Ross Martin lives in Austin, Texas, with his 14-year-old son. Owner of Lafayette’s first skateboard company, Dread Skates, he now works in the oil and gas industry.

John Maak lives in Lafayette and is a partner in the Arceneaux Group design/build firm, which did the conceptual design for both Tsunami restaurants here and in Baton Rouge. He’s been married for 19 years, is a father, and still skates.
**
George Brown** is married, owns a wholesale wine company, still skates, and lives in New Orleans.
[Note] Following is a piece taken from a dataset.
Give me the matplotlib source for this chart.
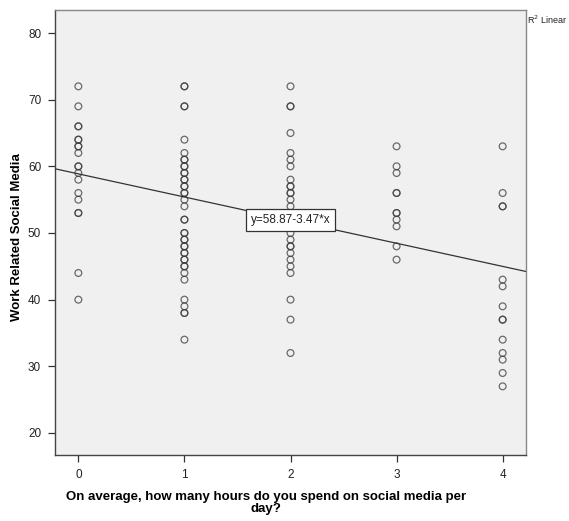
import numpy as np
import matplotlib
matplotlib.use("Agg")
import matplotlib.pyplot as plt

plt.rcParams['font.family'] = ['Liberation Sans', 'DejaVu Sans']

# hours per day on social media (x) and work related social media score (y)
hours0 = [72, 69, 66, 66, 64, 64, 63, 63, 62, 60, 60, 59, 58, 56, 55, 53, 53, 44, 40]
hours1 = [72, 72, 69, 69, 64, 62, 61, 61, 60, 60, 59, 59, 58, 58, 57, 57, 56, 56, 55, 54,
          52, 52, 50, 50, 49, 49, 48, 48, 47, 47, 46, 46, 45, 45, 44, 43, 40, 39, 38, 38, 34]
hours2 = [72, 69, 69, 65, 62, 61, 60, 58, 57, 57, 56, 56, 55, 54, 53, 52, 51, 50, 49,
          48, 48, 47, 46, 45, 44, 40, 37, 32]
hours3 = [63, 60, 59, 56, 56, 53, 53, 52, 51, 48, 46]
hours4 = [63, 56, 54, 54, 43, 42, 39, 37, 37, 34, 32, 31, 29, 27]
groups = [hours0, hours1, hours2, hours3, hours4]

intercept = 58.87
slope = -3.47
xticks = [0, 1, 2, 3, 4]
yticks = [20, 30, 40, 50, 60, 70, 80]

fig = plt.figure(figsize=(5.69, 5.21), dpi=100)
ax = fig.add_axes([0.0967, 0.1267, 0.8277, 0.8541])
ax.set_facecolor('#f0f0f0')

xs = []
ys = []
for h, vals in enumerate(groups):
    xs += [h] * len(vals)
    ys += vals
ax.scatter(xs, ys, s=24, facecolors='none', edgecolors='#3c3c3c', linewidths=0.9,
           alpha=0.75, zorder=3)

xlim = (-0.22, 4.22)
ax.set_xlim(xlim)
ax.set_ylim(16.7, 83.45)
lx = np.array(xlim)
ax.plot(lx, intercept + slope * lx, color='#333333', lw=0.9, zorder=4)

ax.text(2, intercept + slope * 2, 'y=%.2f%.2f*x' % (intercept, slope), ha='center',
        va='center', fontsize=8.5, color='#222222', zorder=5,
        bbox=dict(boxstyle='square,pad=0.4', fc='white', ec='#333333', lw=0.9))

ax.set_xticks(xticks)
ax.set_yticks(yticks)
ax.tick_params(axis='both', direction='out', length=5, width=0.9, color='#333333',
               labelsize=8.5, labelcolor='#222222', pad=5)
ax.tick_params(top=False, right=False)
for side in ['top', 'right']:
    ax.spines[side].set_color('#888888')
for side in ['left', 'bottom']:
    ax.spines[side].set_color('#444444')
for sp in ax.spines.values():
    sp.set_linewidth(1.0)

ax.set_xlabel('On average, how many hours do you spend on social media per\nday?',
              fontsize=9.5, fontweight='bold', linespacing=0.95)
ax.xaxis.set_label_coords(0.448, -0.082)
ax.set_ylabel('Work Related Social Media', fontsize=9.5, fontweight='bold')
ax.yaxis.set_label_coords(-0.068, 0.49)

fig.text(0.926, 0.962, 'R$^2$ Linear', fontsize=6.5, color='#222222', va='center')

fig.savefig('out.png', dpi=100)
Shannon May is married, owns a plumbing company in Lafayette, and still skates. He also plays guitar in The May Family Band and Couchemar.
**
Ryan Pankratz** is a graphic designer for 3D International in Lafayette. He has a common law wife and still skates two to three times a week in addition to playing bass in the band The Devil and The Sea.

Charlie Thomas lives in California and has traveled the world, working as a team marketing manager for top-notch skateboard companies like Tum Yeto, Hurley, Crimson, and currently World Industries. He’s still an avid skater.

Danny Hall (1966-1995) was a much-admired member of the Lafayette skateboard and underground music scene. He died in his sleep in 1995. In addition to building some of the most legendary half-pipes in Lafayette, he was a filmmaker (Vini Vidi Vici, Trauma Ball), wholesale distributor, inventor, founding member of the synthesizer-less industrial band Otis, and an all-around Renaissance man of the highest order. He will be missed. This article is dedicated to his memory.